Valentine’s Day, a very commercialized version of “I love you, I’m thinking of you, you’re the most important person to me,” was three months ago now. Those thoughts are the bedrock of secure attachment. Roses are back to their regular price, jewelry stores are on to their next promotion, and restaurants are serving specials by another name. What are you doing for your partner, your relationship, today?
I am not advocating flowers, jewelry, and fancy dinners everyday (although those are all lovely at times). I am, however, advocating the idea that you can feel the feelings and think the thoughts of secure attachment about your partner everyday.
There are small and large ways to show this: the key is that you each have SPECIFIC ways you want to receive love. Often your partner offers them in the way he or she wants to receive love, and you may perceive that you didn’t get their offering. Many hurt feelings and misunderstanding arise out of this.
Notice how you give to your partner, and how he or she is giving to you.
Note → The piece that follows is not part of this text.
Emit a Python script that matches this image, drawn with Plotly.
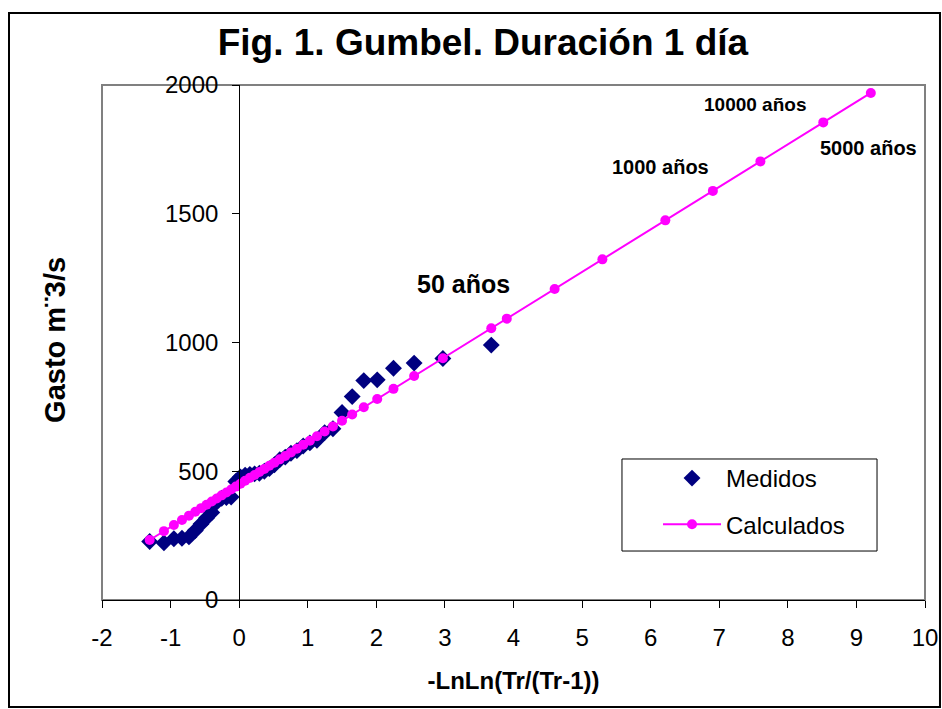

Experiment with giving in the way your partner gives, and notice how it goes. Tweak your experiments, stretch yourself (it’s not giving in, it’s expanding your Self). It’s also a good idea to have an explicit conversation about styles of giving and receiving.
Remember that the goal is not to have your relationship be about “me” or “him/her,” but to put the good of your relationship first. So love and be loved every day.